Les caravanes échangent le mil et les produits du Sud contre le sel et les dattes du Kawar provenant des oasis de Bilma et de Fachi.
Les réseaux des Touareg méridionaux Kel Gress et Touareg du Damergou
Les caravanes relient les marchés du Sud où l’on s’approvisionne en céréales et en produits manufacturés aux oasis du Ténéré comme Bilma et Fachi, où l’on ravitaille en sel et en dattes, aux marchés du Sud. Ce réseau transporte également en direction du Sud des dattes et des produits de jardinage comme les tomates séchées provenant de la région de Beurkot en bordure sud-est du massif de l’Aïr.

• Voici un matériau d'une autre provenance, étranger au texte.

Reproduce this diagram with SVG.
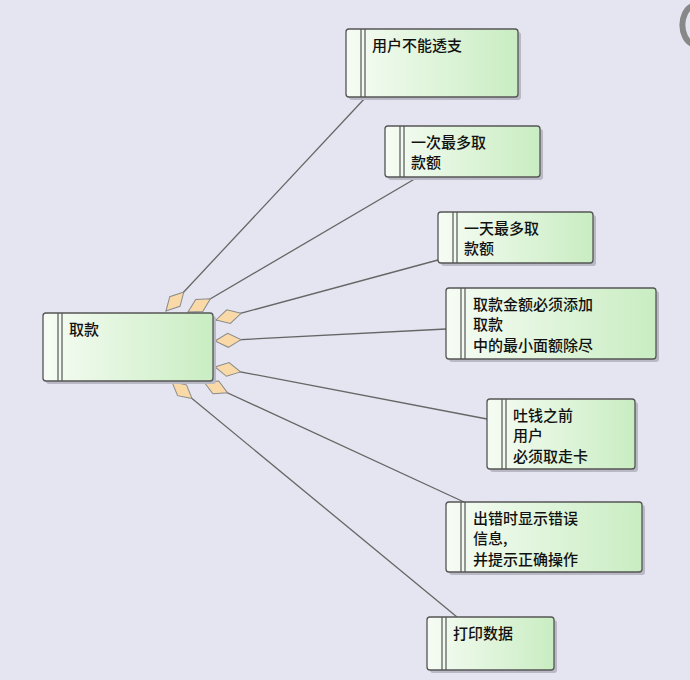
<svg xmlns="http://www.w3.org/2000/svg" width="690" height="680" viewBox="0 0 690 680">
<defs>
<linearGradient id="g" x1="0" y1="0" x2="1" y2="0"><stop offset="0" stop-color="#f6fcf4"/><stop offset="1" stop-color="#c9edc2"/></linearGradient>
<polygon id="dia" points="0,0 13,-7 26,0 13,7" fill="#f9d9a8" stroke="#8a8a8a" stroke-width="1"/>
</defs>
<style>
.b{fill:url(#g);stroke:#555;stroke-width:1.3}
.s{fill:#b8b9c4}
.v{stroke:#555;stroke-width:1.2}
.t{font-family:"Noto Sans CJK SC","Liberation Sans",sans-serif;font-size:15px;font-weight:500;fill:#111}
.c{stroke:#666;stroke-width:1.3;fill:none}
</style>
<rect width="690" height="680" fill="#e4e5f0"/>
<path d="M692,6 A14,20 0 0 0 692,44" fill="none" stroke="#888" stroke-width="6"/>
<g id="connectors">
<line class="c" x1="166" y1="311" x2="366" y2="97"/>
<line class="c" x1="188" y1="312" x2="418" y2="177"/>
<line class="c" x1="216" y1="320" x2="438" y2="260"/>
<line class="c" x1="215" y1="341" x2="446" y2="329"/>
<line class="c" x1="215" y1="367" x2="487" y2="419"/>
<line class="c" x1="204" y1="382" x2="464" y2="502"/>
<line class="c" x1="172" y1="382" x2="457" y2="617"/>
<use href="#dia" transform="translate(166,311) rotate(-46.9)"/>
<use href="#dia" transform="translate(188,312) rotate(-30.4)"/>
<use href="#dia" transform="translate(216,320) rotate(-15)"/>
<use href="#dia" transform="translate(215,341) rotate(-3)"/>
<use href="#dia" transform="translate(215,367) rotate(10.8)"/>
<use href="#dia" transform="translate(204,382) rotate(24.7)"/>
<use href="#dia" transform="translate(172,382) rotate(39.5)"/>
</g>
<g id="n0"><rect class="s" x="46" y="316" width="170" height="68" rx="3"/><rect class="b" x="43" y="313" width="170" height="68" rx="3"/><line class="v" x1="58" y1="313" x2="58" y2="381"/><line class="v" x1="62" y1="313" x2="62" y2="381"/><text class="t" x="69" y="335">取款</text></g>
<g id="n1"><rect class="s" x="349" y="32" width="172" height="68" rx="3"/><rect class="b" x="346" y="29" width="172" height="68" rx="3"/><line class="v" x1="361" y1="29" x2="361" y2="97"/><line class="v" x1="365" y1="29" x2="365" y2="97"/><text class="t" x="372" y="51">用户不能透支</text></g>
<g id="n2"><rect class="s" x="388" y="129" width="155" height="51" rx="3"/><rect class="b" x="385" y="126" width="155" height="51" rx="3"/><line class="v" x1="400" y1="126" x2="400" y2="177"/><line class="v" x1="404" y1="126" x2="404" y2="177"/><text class="t" x="411" y="148">一次最多取</text><text class="t" x="411" y="168">款额</text></g>
<g id="n3"><rect class="s" x="441" y="215" width="155" height="51" rx="3"/><rect class="b" x="438" y="212" width="155" height="51" rx="3"/><line class="v" x1="453" y1="212" x2="453" y2="263"/><line class="v" x1="457" y1="212" x2="457" y2="263"/><text class="t" x="464" y="234">一天最多取</text><text class="t" x="464" y="254">款额</text></g>
<g id="n4"><rect class="s" x="449" y="291" width="210" height="71" rx="3"/><rect class="b" x="446" y="288" width="210" height="71" rx="3"/><line class="v" x1="461" y1="288" x2="461" y2="359"/><line class="v" x1="465" y1="288" x2="465" y2="359"/><text class="t" x="473" y="310">取款金额必须添加</text><text class="t" x="473" y="330">取款</text><text class="t" x="473" y="351">中的最小面额除尽</text></g>
<g id="n5"><rect class="s" x="490" y="402" width="148" height="70" rx="3"/><rect class="b" x="487" y="399" width="148" height="70" rx="3"/><line class="v" x1="502" y1="399" x2="502" y2="469"/><line class="v" x1="506" y1="399" x2="506" y2="469"/><text class="t" x="513" y="421">吐钱之前</text><text class="t" x="513" y="441">用户</text><text class="t" x="513" y="462">必须取走卡</text></g>
<g id="n6"><rect class="s" x="449" y="505" width="196" height="70" rx="3"/><rect class="b" x="446" y="502" width="196" height="70" rx="3"/><line class="v" x1="461" y1="502" x2="461" y2="572"/><line class="v" x1="465" y1="502" x2="465" y2="572"/><text class="t" x="473" y="524">出错时显示错误</text><text class="t" x="473" y="544">信息,</text><text class="t" x="473" y="565">并提示正确操作</text></g>
<g id="n7"><rect class="s" x="430" y="620" width="127" height="53" rx="3"/><rect class="b" x="427" y="617" width="127" height="53" rx="3"/><line class="v" x1="442" y1="617" x2="442" y2="670"/><line class="v" x1="446" y1="617" x2="446" y2="670"/><text class="t" x="453" y="639">打印数据</text></g>
</svg>
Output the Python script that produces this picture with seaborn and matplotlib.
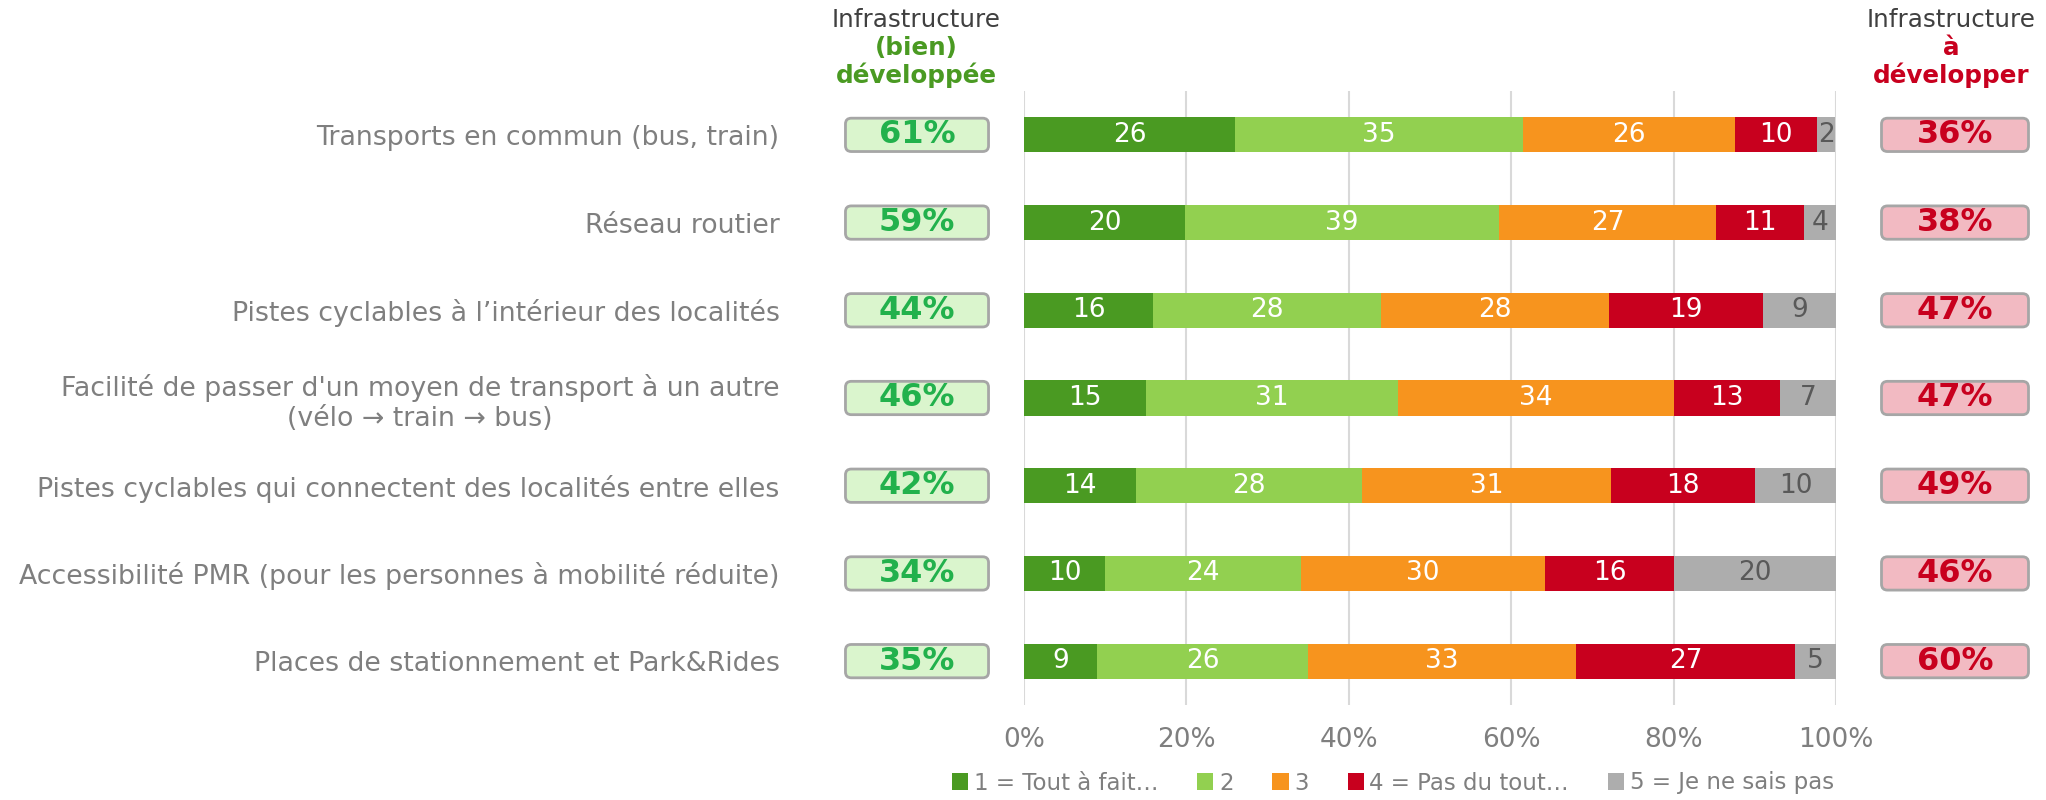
import numpy as np
import pandas as pd
import matplotlib
matplotlib.use("Agg")
import matplotlib.pyplot as plt
import seaborn as sns
from matplotlib.patches import FancyBboxPatch, Patch

# --- data ---
categories = [
    "Transports en commun (bus, train)",
    "Réseau routier",
    "Pistes cyclables à l’intérieur des localités",
    "Facilité de passer d'un moyen de transport à un autre\n(vélo → train → bus)",
    "Pistes cyclables qui connectent des localités entre elles",
    "Accessibilité PMR (pour les personnes à mobilité réduite)",
    "Places de stationnement et Park&Rides",
]
s1 = [26.0, 19.8, 15.9, 15.0, 13.8, 10.0, 9.0]
s2 = [35.4, 38.7, 28.1, 31.0, 27.8, 24.1, 26.0]
s3 = [26.2, 26.7, 28.0, 34.1, 30.7, 30.1, 33.0]
s4 = [10.1, 10.9, 19.0, 13.0, 17.7, 15.9, 27.0]
s5 = [2.2, 3.9, 9.0, 6.9, 10.0, 19.9, 5.0]
good_pct = [61, 59, 44, 46, 42, 34, 35]
bad_pct = [36, 38, 47, 47, 49, 46, 60]
legend_labels = ["1 = Tout à fait…", "2", "3", "4 = Pas du tout…", "5 = Je ne sais pas"]
xticks = [0, 20, 40, 60, 80, 100]

colors = ["#4A9A22", "#92D050", "#F7941E", "#C8001E", "#ADADAD"]
label_colors = ["white", "white", "white", "white", "#595959"]
grey_txt = "#7F7F7F"

sns.set_style("white")
plt.rcParams["font.family"] = ["DejaVu Sans"]

W, H = 2046, 800
fig = plt.figure(figsize=(W / 100, H / 100), dpi=100)

ax_l, ax_r, ax_t, ax_b = 1024, 1836, 91, 705
ax = fig.add_axes([ax_l / W, 1 - ax_b / H, (ax_r - ax_l) / W, (ax_b - ax_t) / H])

series = [s1, s2, s3, s4, s5]
df = pd.DataFrame({"cat": categories})
for k, s in enumerate(series):
    df[f"s{k+1}"] = s
cum = df[[f"s{k+1}" for k in range(5)]].cumsum(axis=1)

# stacked bars: draw cumulative totals from longest to shortest
for k in range(4, -1, -1):
    sns.barplot(x=cum.iloc[:, k], y=df["cat"], color=colors[k], orient="h",
                width=0.4, saturation=1, linewidth=0, ax=ax)

for k, s in enumerate(series):
    for i, v in enumerate(s):
        start = cum.iloc[i, k] - v
        ax.text(start + v / 2, i, f"{v:.0f}", ha="center", va="center",
                fontsize=19, color=label_colors[k])

ax.set_xlim(0, 100)
ax.set_ylim(6.5, -0.5)
ax.set_xticks(xticks)
ax.set_xticklabels([f"{t}%" for t in xticks])
ax.set_xlabel("")
ax.set_ylabel("")
ax.grid(axis="x", color="#D9D9D9", linewidth=1.5)
ax.grid(axis="y", visible=False)
ax.set_axisbelow(True)
for sp in ax.spines.values():
    sp.set_visible(False)
ax.tick_params(axis="x", length=0, pad=16, labelsize=19, labelcolor=grey_txt)
ax.tick_params(axis="y", length=0, pad=176, labelsize=19.3, labelcolor=grey_txt)
for lbl in ax.get_yticklabels():
    lbl.set_multialignment("center")


def box_column(x0, x1, values, face, txt_color):
    bx = fig.add_axes([x0 / W, 1 - ax_b / H, (x1 - x0) / W, (ax_b - ax_t) / H])
    bx.set_xlim(0, 1)
    bx.set_ylim(6.5, -0.5)
    bx.axis("off")
    aspect = (x1 - x0) / ((ax_b - ax_t) / 7)
    for i, v in enumerate(values):
        bx.add_patch(FancyBboxPatch((0.01, i - 0.19), 0.98, 0.38,
                                    boxstyle="round,pad=0,rounding_size=0.04",
                                    mutation_aspect=aspect, facecolor=face,
                                    edgecolor="#A6A6A6", linewidth=2))
        bx.text(0.5, i, f"{v}%", ha="center", va="center", fontsize=23,
                fontweight="bold", color=txt_color)


box_column(844, 990, good_pct, "#DAF5CD", "#22B14C")
box_column(1880, 2030, bad_pct, "#F2BAC2", "#C8001E")

# column headers
fig.text(916 / W, 1 - 20 / H, "Infrastructure", ha="center", va="center",
         fontsize=17.7, color="#404040")
fig.text(916 / W, 1 - 48 / H, "(bien)", ha="center", va="center",
         fontsize=17.7, fontweight="bold", color="#4A9A22")
fig.text(916 / W, 1 - 75 / H, "développée", ha="center", va="center",
         fontsize=17.7, fontweight="bold", color="#4A9A22")
fig.text(1951 / W, 1 - 20 / H, "Infrastructure", ha="center", va="center",
         fontsize=17.7, color="#404040")
fig.text(1951 / W, 1 - 48 / H, "à", ha="center", va="center",
         fontsize=17.7, fontweight="bold", color="#C8001E")
fig.text(1951 / W, 1 - 75 / H, "développer", ha="center", va="center",
         fontsize=17.7, fontweight="bold", color="#C8001E")

handles = [Patch(facecolor=c, edgecolor="none") for c in colors]
fig.legend(handles, legend_labels, loc="center", bbox_to_anchor=(1393 / W, 1 - 783 / H),
           ncol=5, frameon=False, fontsize=16.5, handlelength=0.7, handleheight=0.7,
           handletextpad=0.25, columnspacing=1.7, labelcolor=grey_txt)

fig.savefig("out.png", dpi=100)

La guerre est liée à la constitution d’ensembles politiques groupés autour de chefferies centralisés : le pouvoir est détenu par une aristocratie guerrière autour de laquelle s’organise un système complexe de rapports tributaires, esclavagistes et de clientèle (fig. 11).
Nous pouvons distinguer :
Les expéditions de pillage sont organisées comme des opérations visant à conquérir la richesse, et par là, à intéresser tous ses participants. Le butin est donc partagé. Les rezzous sont effectuées aussi bien aux dépens d’autres touareg que de nomades étrangers ou encore de paysans.
L’organisation de ces expéditions extrêmement fréquentes ne repose pas sur le niveau politique supérieur, mais sur celui des tawshit. La décision d’entreprendre un « coup de mains » est arrêtée par les meilleurs guerriers de chaque tribu sans en référer aux autres tawshit, ni à l’amenokal.
Ces guerres qui opposent des groupes politiques rivaux, sont distinctes de la guerre sainte (djihad), spécialité des Peuls musulmans. Les obligations de protection des classes subordonnées pouvaient entraîner les nobles à lutter contre les exactions initiées par les nobles d’autres taushit.
Ces guerres pouvaient être entreprise sous l’autorité de l’amenokal. Tous les guerriers y participent.
Les expéditions vers des régions relativement éloignées et conduites par quelques cavaliers nobles appartenant à diverse tawshit. Comme précédemment, l’amenokal nomme un chef de guerre et surveille le partage du butin que les principaux guerriers redistribueront au sein de leur tawshit respectives.
Des guerres de plus grande importance peuvent concerner des populations comme les Songhaï et les Toubou qui pouvaient menacer l’intégrité territoriale touareg. Ces guerres, qui impliquent l’ensemble de la confédération, sont décidées d’un commun accord entre l’amenokal et le Sultan d’Agadès.